The Rise of Artisan Parenting
Making parenting more difficult makes people feel like better parents.
Posted May 08, 2014
How hard is parenting? The blogs are full of stories about how parenting makes people happy and how it makes people unhappy. And they are full of stories of parental hardship. But, being a parent isn’t necessarily equally hard for all people. For example, I have friends who hired night nurses to get up with their infants through those first sleep-deprived months. Other friends have hired drivers to pick up their children from school and transport them to sports and activities. Most people I know have a housecleaner who comes in twice a month (my housecleaner is lazy, but I don’t feel right firing myself). Even errands and chores like grocery shopping can be accomplished with a few taps on one’s phone – bringing direct to the door food, clothing, and pre-wrapped birthday gifts. Yet in my perusal of all these parenting blogs, it seems like the more affluent parents are doing most of the moaning and groaning. Endless lines stream past about the difficulties of parenting girls, the difficulties of parenting boys, the difficulties of dealing with food sensitivities, etc. It seems like it isn’t enough to be a parent, one must be an organic, conscientious, tortured, authentic, artisan parent. It can be overwhelming (best described in this New Yorker article) Why is this? Why would people who seem to be advantaged (or at least free from obvious disadvantage) be motivated to make it all so hard?
There are a couple of reasons why people are motivated to make parenting seem difficult. Fundamentally, it derives from their desire to be regarded as good and caring parents and people’s innate understanding of what psychologists call the attribution process. The attribution process is how people understand their own and other people’s behavior. For example, when I see my neighbor take out a full recycling bin, I attribute the full bin to their desire to recycle. From that, I conclude that my neighbor is environmentally conscious and we share some values. Artisan parents are doing things that they think observers will attribute to their being good, caring, and intelligent parents. In simpler times, if their child was clean, polite, and performed well in school, people might have attributed that to good parenting (and being a good parent was less important than being considered a good person). In a society with less economic inequality, more people were presumed to have the same advantages and disadvantages. When economic advantages are taken into account, it becomes less simple to make attributions about children's successes.
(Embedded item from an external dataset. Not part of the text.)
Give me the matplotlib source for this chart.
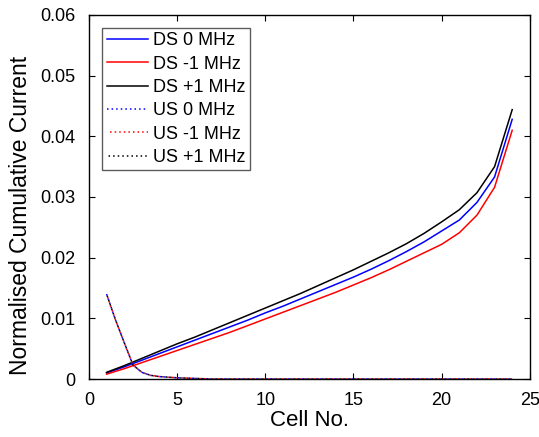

Imagine I tell you the story of Jennifer who was raised by happily-married parents in a 4-bedroom, 3-bath house in a good neighborhood with terrific schools. Jennifer’s mom has a college degree, but did not work until Jennifer was in the fifth grade. As a senior at an elite college, Jennifer has a 4.0 GPA. What would you think of Jennifer? What would you think of her mom? What if the story was of Jessica? Jessica was raised by her widowed father in a one-bedroom apartment in a bad neighborhood with under-resourced schools. Her father worked two jobs to support the family, but tried to spend at least two-nights a week helping her with her homework. As a senior at an elite college, Jessica has a 4.0 GPA. What would you think of Jessica? What would you think of her dad? Is Jennifer or Jessica smarter? Who is the harder worker? Which parent cares the most? If the parent has a head start by virtue of being able to afford domestic help and the efficiencies of technology, how can you tell which parents care the most and are the best? It is difficult to determine whether a Jennifer’s success is due to societal and environmental factors and privileges or parenting ability. Therefore, it is harder for us to say that Jennifer has good parents. Through a process called “discounting”, observers might discount how much the child’s actual ability and the quality of the parenting contributed to success. In contrast, when the story is about a child who comes from poverty or has other disadvantages, a process called “augmenting” comes into play, and the child is likely to be seen as especially gifted and talented and the parent as especially caring and dedicated.
Because of discounting, parents try to find ways to show that their child faces some obstacle to success or that there are some inherent difficulties that they are working hard to overcome to help their child succeed. They are attempting to nullify the discounting effect and achieve an augmenting effect. This is why, even though they could easily drive their hybrid to a nearby store to buy food, they seek out farmer’s markets and locally-sourced products to feed their brood. They argue and look for reasons that their way of doing things is better for their kids and making these choices made them better parents. For these parents, nothing may be more threatening than to hear that some of these choices don’t matter. If breastfeeding doesn't have benefits for children, if children in daycare fare the same as children with stay-at-home parents, if that carefully curated collection of Baby Einstein is intellectually unremarkable, what does all that effort mean? How do people make choices and sacrifices that show that they really care and are good parents?
Parenting has become a competitive sport. Artisan parenting, finding more complicated ways to do things that should be simple, is just one more event in a that lifelong competition.